Kelly noted that Jorjani has signed several critical legal opinions since taking over the division, including one that revived a mining claim near Minnesota’s Boundary Waters Canoe Area Wilderness and one that relaxed the penalties energy companies could face for killing birds under the Migratory Bird Treaty Act. The eight legal opinions Jorjani wrote during the first year-and-a-half of the Trump administration exceed the combined total that were issued under the three previous administrations, Kelly said.

“They are not just keeping the seat warm while waiting for the real McCoy to show up, and yet they’re able to operate without the level of scrutiny that’s usually associated with these positions,” she said.

At times, the Trump administration has felt like a game of musical chairs. Mick Mulvaney has taken a break from his job heading the White House budget office to serve as acting chief of staff, while the deputy OMB director is also serving as the acting head of the Office of Personnel Management. And in late December the vice chairman of the Merit Systems Protection Board — which acts as a personnel court for federal employees accused of misconduct or facing other employment actions — began concurrently serving as OPM’s acting general counsel.

Barry Bennett, a former Trump campaign adviser who now works as a lobbyist, said that Trump and some of his top aides remain skeptical of the idea that they need to bring on all the appointees they re authorized to hire.

“Life would be easier for them if they had more allies in the bureaucracy,” he said.

Key Senate Republicans are hoping the administration will agree and put nominees forward for top administration jobs.

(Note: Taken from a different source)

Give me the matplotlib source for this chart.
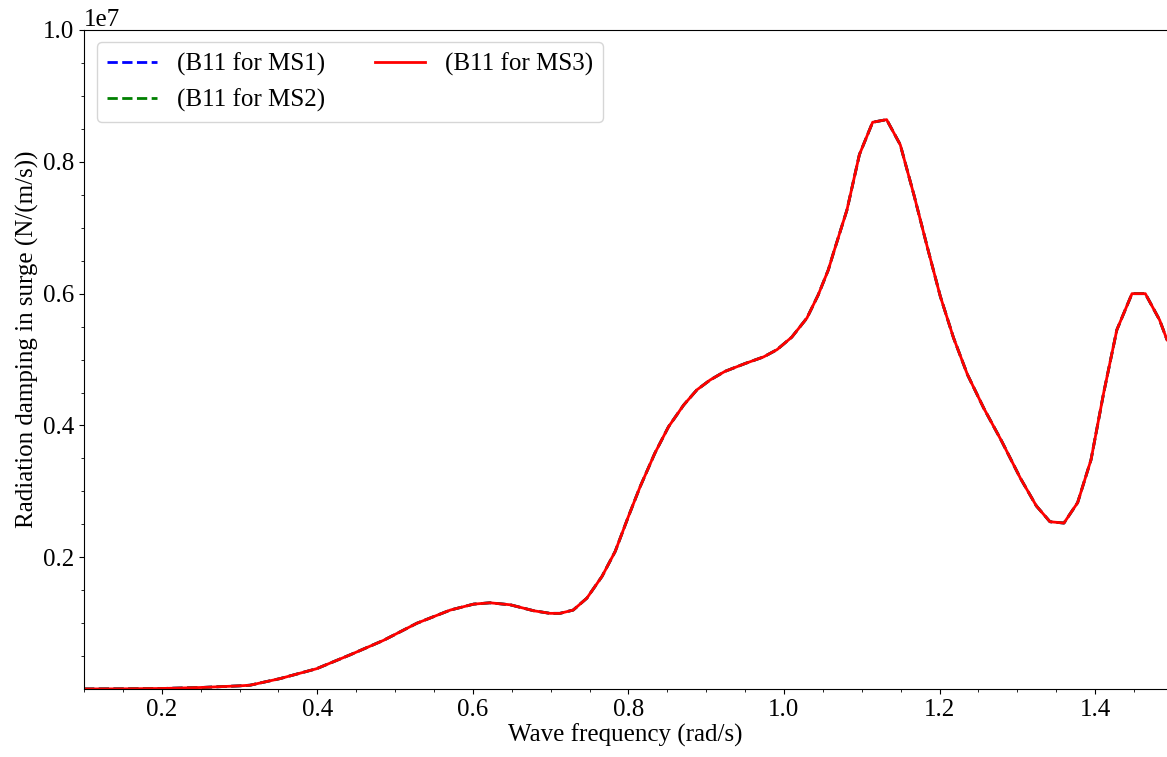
import numpy as np
import matplotlib
matplotlib.use("Agg")
import matplotlib.pyplot as plt
from matplotlib.ticker import MultipleLocator

plt.rcParams['font.family'] = ['Liberation Serif', 'DejaVu Serif']

# wave frequency (rad/s)
freq = [0.10, 0.15, 0.20, 0.25, 0.30, 0.3135, 0.352, 0.399, 0.442, 0.485,
        0.528, 0.571, 0.601, 0.622, 0.648, 0.678, 0.699, 0.712, 0.729, 0.7465,
        0.766, 0.783, 0.800, 0.815, 0.834, 0.8515, 0.871, 0.888, 0.905, 0.924,
        0.950, 0.9737, 0.991, 1.010, 1.0295, 1.044, 1.057, 1.0637, 1.081, 1.097,
        1.114, 1.132, 1.1495, 1.1675, 1.184, 1.201, 1.218, 1.236, 1.257, 1.280,
        1.304, 1.3245, 1.342, 1.360, 1.3776, 1.3948, 1.411, 1.428, 1.4475, 1.4646,
        1.483, 1.4925]

# radiation damping B11 (x 1e6 N/(m/s)), the three mooring systems overlap
b11_ms3 = [0.003, 0.005, 0.01, 0.025, 0.05, 0.06, 0.16, 0.31, 0.52, 0.74,
           1.00, 1.20, 1.29, 1.31, 1.28, 1.19, 1.15, 1.15, 1.20, 1.38,
           1.71, 2.09, 2.62, 3.07, 3.58, 3.98, 4.31, 4.54, 4.69, 4.82,
           4.94, 5.04, 5.15, 5.34, 5.63, 5.98, 6.36, 6.62, 7.27, 8.11,
           8.60, 8.64, 8.26, 7.48, 6.72, 5.96, 5.33, 4.77, 4.26, 3.76,
           3.20, 2.78, 2.54, 2.52, 2.83, 3.48, 4.49, 5.45, 6.00, 6.00,
           5.60, 5.30]
b11_ms1 = b11_ms3
b11_ms2 = b11_ms3

fs = 18

fig = plt.figure(figsize=(11.67, 7.57), dpi=100)
ax = fig.add_axes([0.072, 0.0898, 0.928, 0.8706])

ax.plot(freq, np.array(b11_ms1) * 1e6, '--', color='blue', lw=2, label='(B11 for MS1)')
ax.plot(freq, np.array(b11_ms2) * 1e6, '--', color='green', lw=2, label='(B11 for MS2)')
ax.plot(freq, np.array(b11_ms3) * 1e6, '-', color='red', lw=2, label='(B11 for MS3)')

ax.set_xlim(0.1, 1.4925)
ax.set_ylim(2e3, 1e7)
ax.xaxis.set_major_locator(MultipleLocator(0.2))
ax.xaxis.set_minor_locator(MultipleLocator(0.05))
ax.yaxis.set_major_locator(MultipleLocator(2e6))
ax.yaxis.set_minor_locator(MultipleLocator(5e5))
ax.tick_params(labelsize=fs)
ax.yaxis.get_offset_text().set_fontsize(fs)
ax.spines['right'].set_visible(False)

ax.set_xlabel('Wave frequency (rad/s)', fontsize=fs, labelpad=2)
ax.set_ylabel('Radiation damping in surge (N/(m/s))', fontsize=fs)
ax.yaxis.set_label_coords(-0.042, 0.53)
ax.legend(loc='upper left', ncol=2, fontsize=fs)

fig.savefig('out.png', dpi=100)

Senate Energy and Natural Resources Committee Chairman Lisa Murkowski (R-Alaska) said she is concerned with the lack of a confirmed interior secretary as well as vacancies atop the Bureau of Land Management and National Park Service.

“When you think about it, what was the big initiative at the end of last year? Let’s do something with park maintenance,” Murkowski said. “Would sure be great to have the head of the parks in order to execute this initiative. Yup. It worries me.”

For the moment, Trump’s deputies continue to come up with inventive ways to fill openings. On Monday, Agriculture Secretary Sonny Perdue named three presidential nominees to senior leadership posts in his department, saying that the last Congress failed to act on their appointments and he wanted them to start working while they awaited action from the new Congress.

“At USDA, we’ve been engaged in fulfilling our mission without all of our players on the field, so we want to get these strong, qualified leaders in the game,” Perdue said.